Authored by spatel on Jul 5 2022, 7:22 PM.

Details

Summary

This is an alternate to D129155 that uses TTI.haveFastSqrt() to avoid a potential miscompile for programs with reads of errno. Moving the transform to AggressiveInstCombine provides access to TTI.

If a sqrt call has "nnan", that implies that the input argument is never negative because sqrt of {negative number} --> NAN.
If the argument is never negative and the call can be lowered without a libcall, then we can assume that errno accesses are unchanged after lowering, so the call can be translated to the LLVM intrinsic (which is expected to become inline code).

This affects codegen for targets like x86 that have sqrt instructions, but still have to conservatively assume that a libcall may be needed to set errno as shown in issue #52620 and issue #56383.

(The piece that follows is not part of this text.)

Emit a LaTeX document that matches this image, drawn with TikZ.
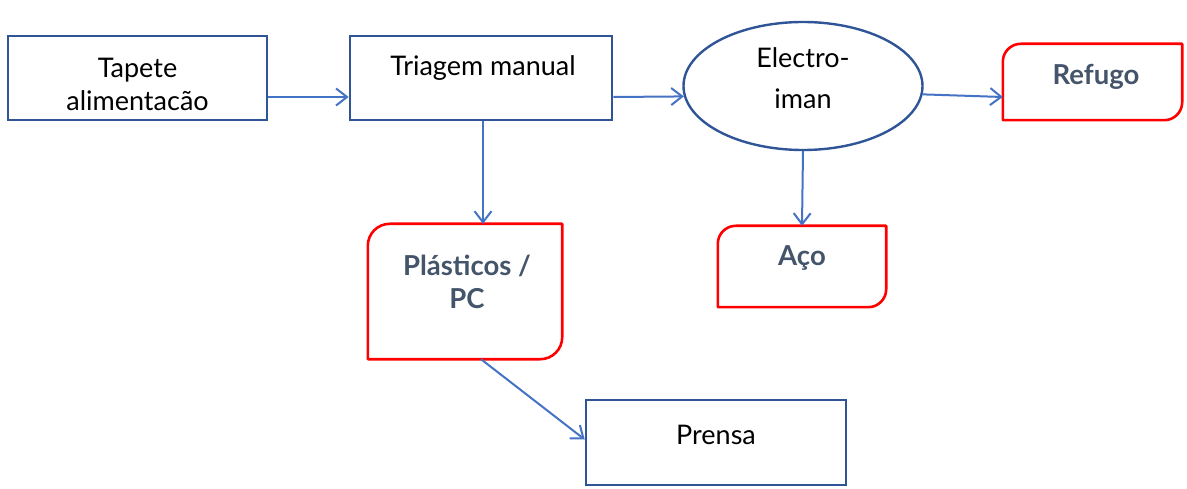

This patch won't solve that example - we will need to extend this to use CannotBeOrderedLessThanZero or similar, enhance that analysis for new operators, and deal with llvm.assume too.

Diff Detail

Event Timeline

spatel created this revision.Jul 5 2022, 7:22 PM
Herald added a project: Restricted Project. · View Herald TranscriptJul 5 2022, 7:22 PM
spatel requested review of this revision.Jul 5 2022, 7:22 PM
Herald added a project: Restricted Project. · View Herald TranscriptJul 5 2022, 7:22 PM
efriedma added inline comments.Jul 26 2022, 10:04 AM
llvm/lib/Transforms/AggressiveInstCombine/AggressiveInstCombine.cpp
445

Checking that CalledFunc->getParent() doesn't make sense; the module is never going to be null. Did you mean !CalledFunc?

Can we use the getLibFunc() overload that takes a CallBase as an argument?

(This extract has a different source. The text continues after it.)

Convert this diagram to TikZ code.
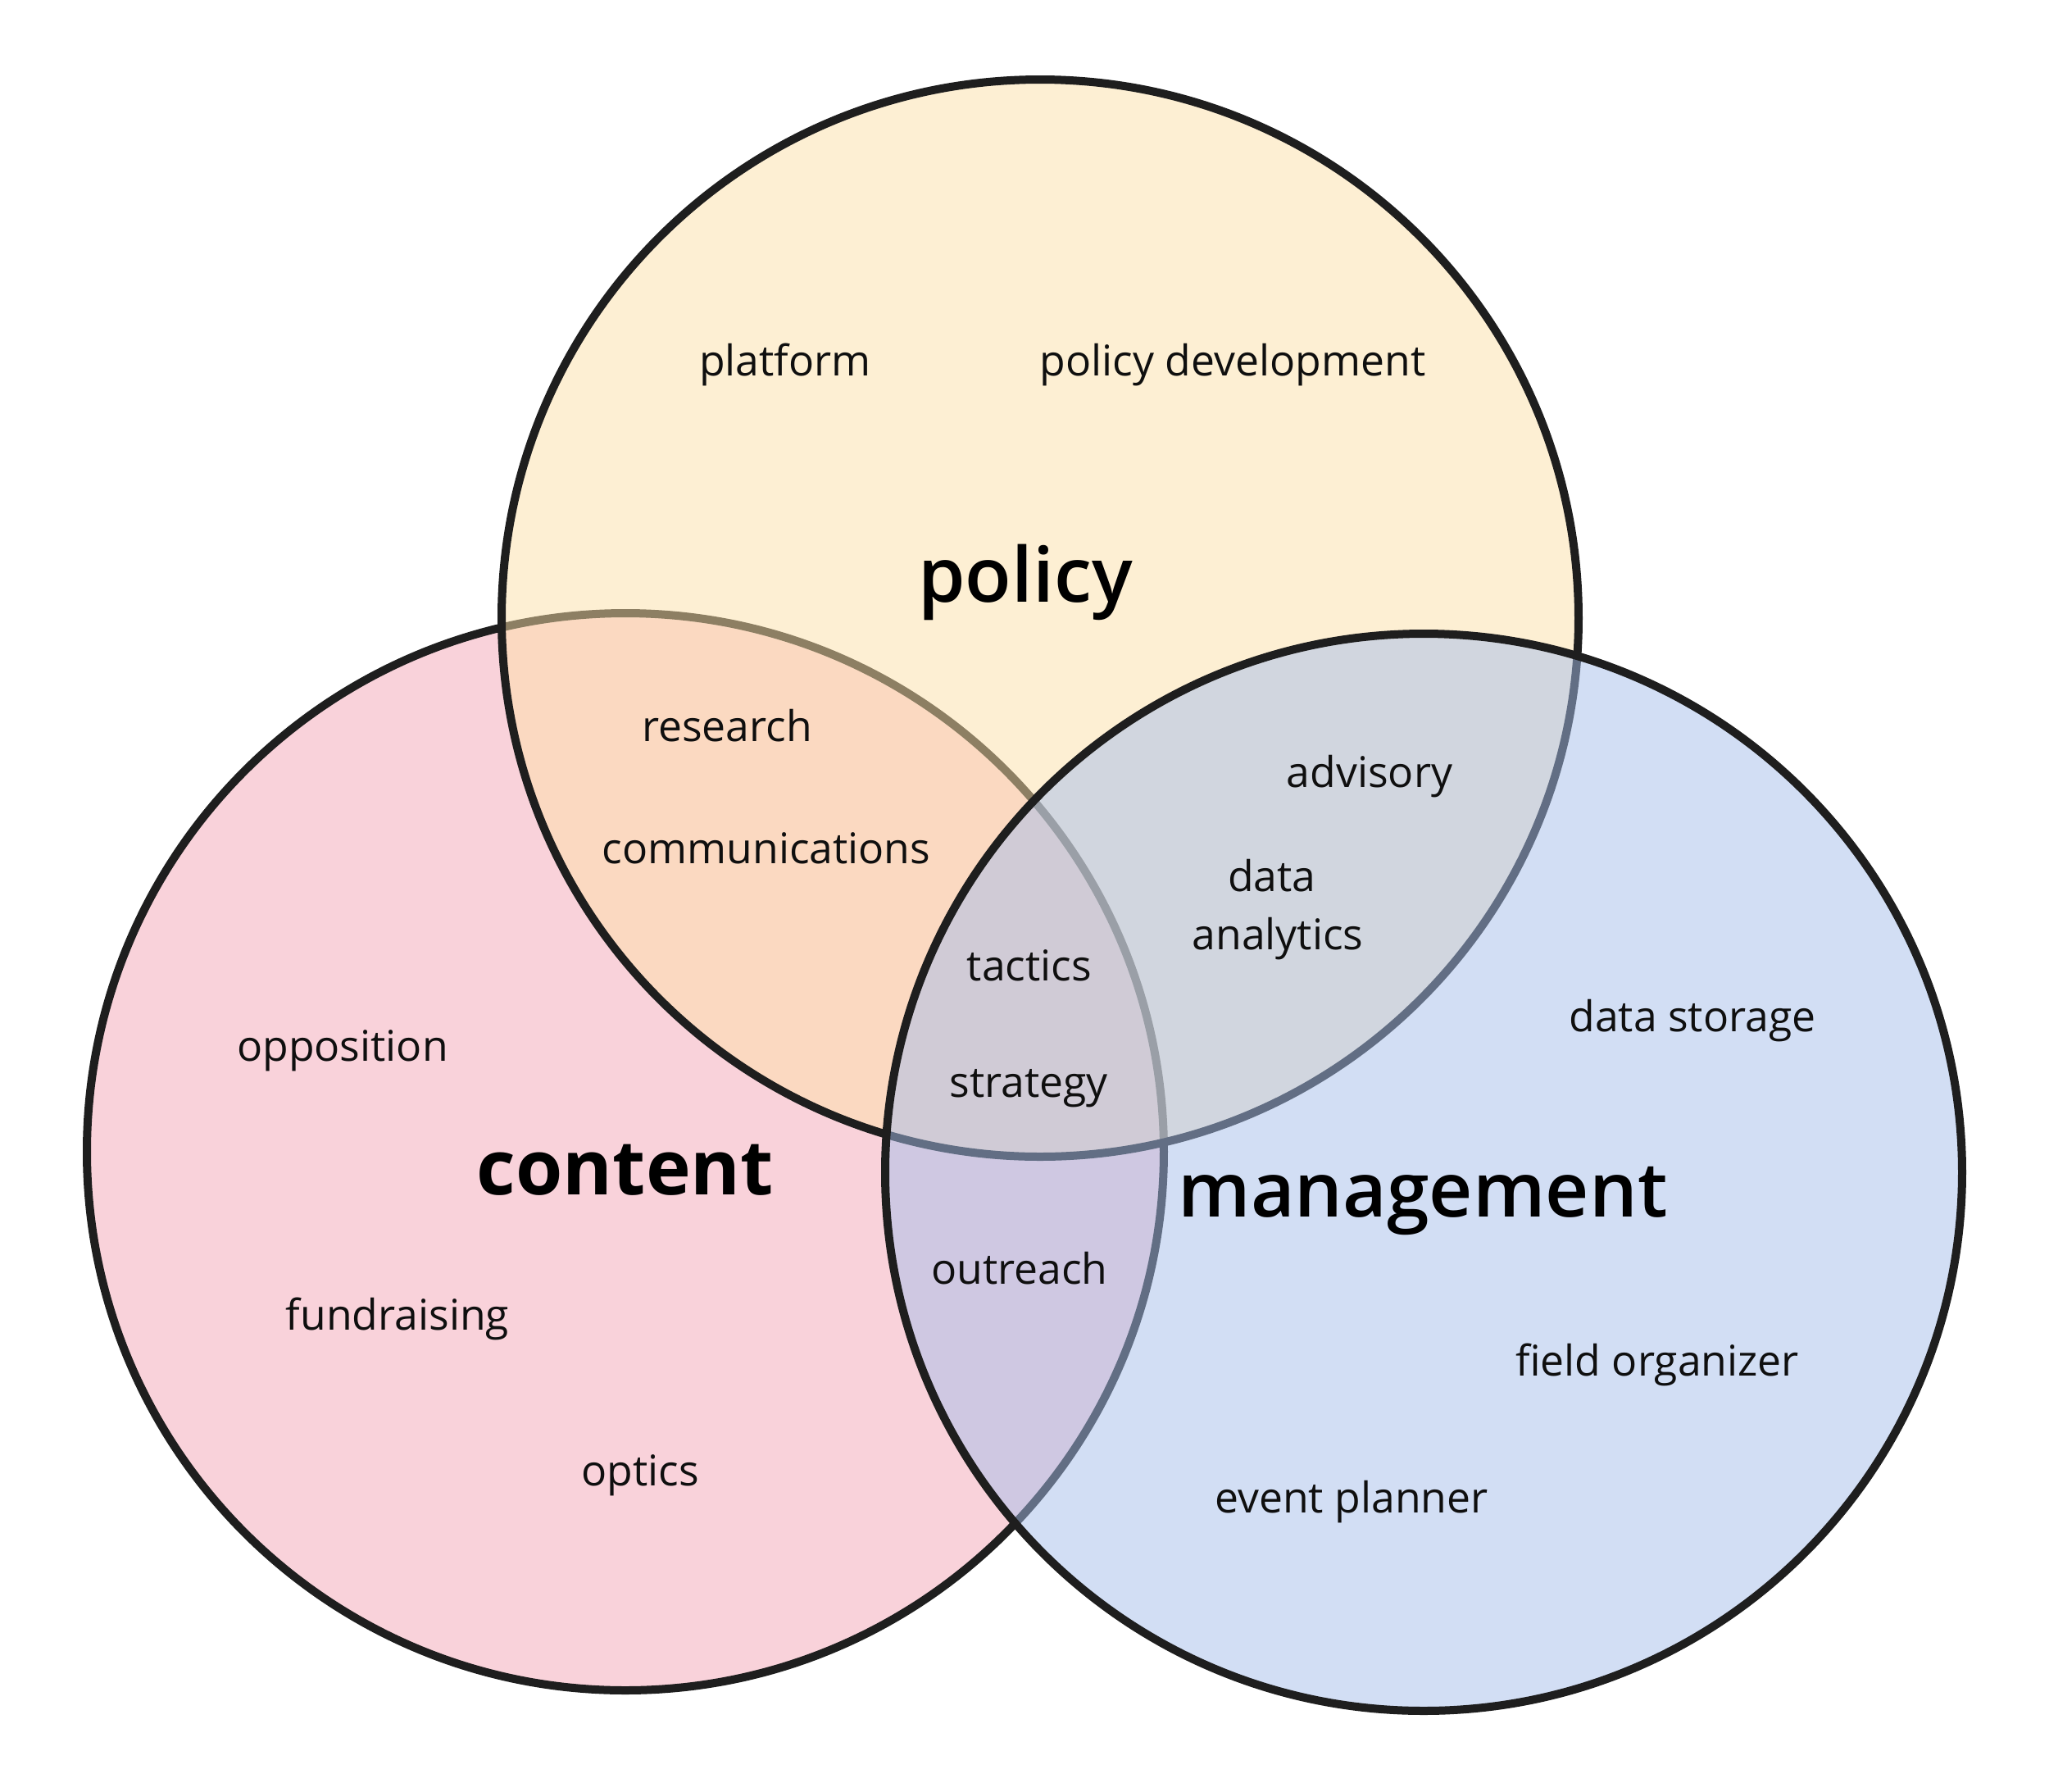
\documentclass[tikz,border=0pt]{standalone}
\usepackage{fontspec}
\setmainfont{Open Sans}
\newfontface\sbfont{Open Sans Semibold}
\definecolor{contentfill}{RGB}{245,167,182}
\definecolor{policyfill}{RGB}{253,225,169}
\definecolor{mgmtfill}{RGB}{167,191,235}
\definecolor{ringcol}{RGB}{30,30,30}
\definecolor{txt}{RGB}{15,15,15}
\tikzset{
  ring/.style={draw=ringcol, line width=3pt, fill opacity=0.5},
  lbl/.style={font=\fontsize{15.5}{18}\selectfont, text=txt, inner sep=0pt, anchor=base},
  titleb/.style={font=\fontsize{27.8}{32}\bfseries\selectfont, text=black, inner sep=0pt},
  titlesb/.style={font=\fontsize{27.8}{32}\sbfont\selectfont, text=black, inner sep=0pt}
}
\begin{document}
\begin{tikzpicture}[x=0.3pt,y=-0.3pt]
\useasboundingbox (0,0) rectangle (2500,2186);
\fill[white] (0,0) rectangle (2500,2186);
\coordinate (cC) at (763,1405);
\coordinate (cP) at (1269,754);
\coordinate (cM) at (1737,1430);
\draw[ring, fill=contentfill] (cC) circle[radius=197.1pt];
\draw[ring, fill=policyfill] (cP) circle[radius=197.1pt];
\draw[ring, fill=mgmtfill] (cM) circle[radius=197.1pt];

\node[titlesb] (policy) at (1251,710) {policy};
\node[titleb] (content) at (763,1427) {content};
\node[titlesb] (management) at (1736,1465) {management};

\node[lbl] (platform) at (958,458) {platform};
\node[lbl] (policydev) at (1504,458) {policy development};
\node[lbl] (research) at (887,904) {research};
\node[lbl] (comms) at (935,1053) {communications};
\node[lbl] (advisory) at (1671,960) {advisory};
\node[lbl] (data) at (1552,1087) {data};
\node[lbl] (analytics) at (1559,1158) {analytics};
\node[lbl] (tactics) at (1256,1196) {tactics};
\node[lbl] (strategy) at (1255,1338) {strategy};
\node[lbl] (opposition) at (418,1294) {opposition};
\node[lbl] (datastorage) at (2065,1258) {data storage};
\node[lbl] (outreach) at (1244,1566) {outreach};
\node[lbl] (fundraising) at (485,1622) {fundraising};
\node[lbl] (fieldorg) at (2022,1678) {field organizer};
\node[lbl] (optics) at (781,1812) {optics};
\node[lbl] (eventplanner) at (1649,1845) {event planner};
\end{tikzpicture}
\end{document}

spatel marked an inline comment as done.Jul 26 2022, 11:12 AM
spatel added inline comments.
llvm/lib/Transforms/AggressiveInstCombine/AggressiveInstCombine.cpp
445

I thought I had adapted this line from the checks leading up to LibCallSimplifier::optimizeSqrt(), but you're correct - that parent check is not there.
The version that uses CallBase does look better - it includes the nobuiltin check, so we don't need to repeat it here. I can add a 'nobuiltin' regression test to confirm.

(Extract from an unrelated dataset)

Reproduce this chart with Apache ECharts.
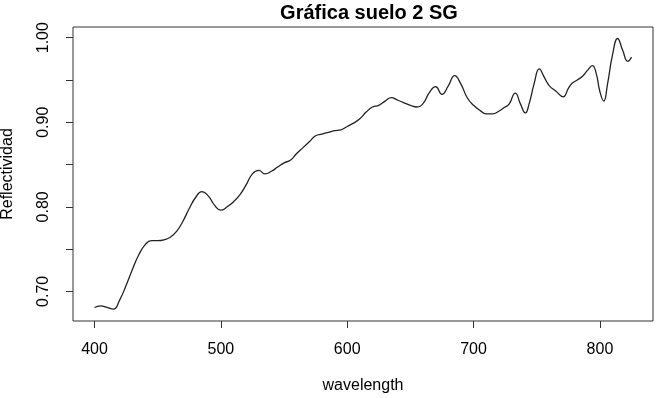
<!DOCTYPE html>
<html>
<head>
<meta charset="utf-8">
<script src="https://cdn.jsdelivr.net/npm/echarts@6/dist/echarts.min.js"></script>
<style>html,body{margin:0;padding:0;background:#fff}#c{width:656px;height:398px}</style>
</head>
<body>
<div id="c"></div>
<script>
var wavelength = [400,405,410,415,420,425,430,435,440,445,450,455,460,465,470,475,480,485,490,495,500,505,510,515,520,525,530,535,540,545,550,555,560,565,570,575,580,585,590,595,600,605,610,615,620,625,630,635,640,645,650,655,660,665,670,675,680,685,690,695,700,705,710,715,720,725,728,733,737,741,744,748,752,756,760,765,771,775,778,782,786,790,794,797,800,803,806,810,814,818,822,825];
var reflectividad = [0.681,0.683,0.681,0.679,0.690,0.707,0.726,0.743,0.755,0.760,0.760,0.761,0.764,0.771,0.783,0.798,0.811,0.818,0.813,0.802,0.796,0.800,0.806,0.814,0.826,0.839,0.843,0.839,0.842,0.847,0.852,0.855,0.863,0.870,0.877,0.884,0.886,0.888,0.890,0.891,0.895,0.899,0.904,0.912,0.918,0.920,0.925,0.929,0.926,0.923,0.920,0.918,0.922,0.935,0.942,0.933,0.943,0.955,0.945,0.929,0.920,0.914,0.910,0.910,0.913,0.918,0.921,0.9345,0.922,0.911,0.922,0.946,0.963,0.953,0.943,0.937,0.930,0.940,0.946,0.950,0.954,0.961,0.967,0.958,0.936,0.925,0.945,0.980,0.999,0.985,0.972,0.977];
var xTicks = [400,500,600,700,800];
var yLabels = [0.70,0.80,0.90,1.00];
var yTicks = [0.70,0.75,0.80,0.85,0.90,0.95,1.00];
var titleText = 'Gráfica suelo 2 SG';
var xName = 'wavelength';
var yName = 'Reflectividad';

var pts = wavelength.map(function(w,i){return [w, reflectividad[i]];});
var chart = echarts.init(document.getElementById('c'), null, {renderer:'canvas'});
var font = 'Liberation Sans, Arial, sans-serif';
chart.setOption({
  animation:false,
  backgroundColor:'#fff',
  title:{text:titleText,left:364,top:-2,textAlign:'center',textStyle:{fontFamily:font,fontSize:20,fontWeight:'bold',color:'#000'}},
  grid:{left:73,right:3,top:27,bottom:77,show:true,borderColor:'#333',borderWidth:1,backgroundColor:'transparent',outerBoundsMode:'none',containLabel:false},
  xAxis:{type:'value',min:383,max:842,
    name:xName,nameLocation:'middle',nameGap:57,nameTextStyle:{fontFamily:font,fontSize:16,color:'#000'},
    axisLine:{show:false},
    axisTick:{show:true,customValues:xTicks,length:7,lineStyle:{color:'#333'}},
    axisLabel:{customValues:xTicks,fontFamily:font,fontSize:16,color:'#000',margin:21},
    splitLine:{show:false}},
  yAxis:{type:'value',min:0.665,max:1.0126,
    name:yName,nameLocation:'middle',nameGap:57,nameTextStyle:{fontFamily:font,fontSize:16,color:'#000'},
    axisLine:{show:false},
    axisTick:{show:true,customValues:yTicks,length:7,lineStyle:{color:'#333'}},
    axisLabel:{customValues:yLabels,rotate:90,fontFamily:font,fontSize:16,color:'#000',margin:21,
      formatter:function(v){return v.toFixed(2);}},
    splitLine:{show:false}},
  series:[{type:'line',data:pts,smooth:0.5,showSymbol:false,lineStyle:{color:'#222',width:1.3}}]
});
</script>
</body>
</html>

spatel updated this revision to Diff 447774.Jul 26 2022, 11:34 AM
spatel marked an inline comment as done.

Patch updated:

  1. Improved checking of libcall suitability
  2. Added test for 'nobuiltin'
This revision is now accepted and ready to land.Jul 26 2022, 11:39 AM
This revision was landed with ongoing or failed builds.Jul 26 2022, 12:50 PM
This revision was automatically updated to reflect the committed changes.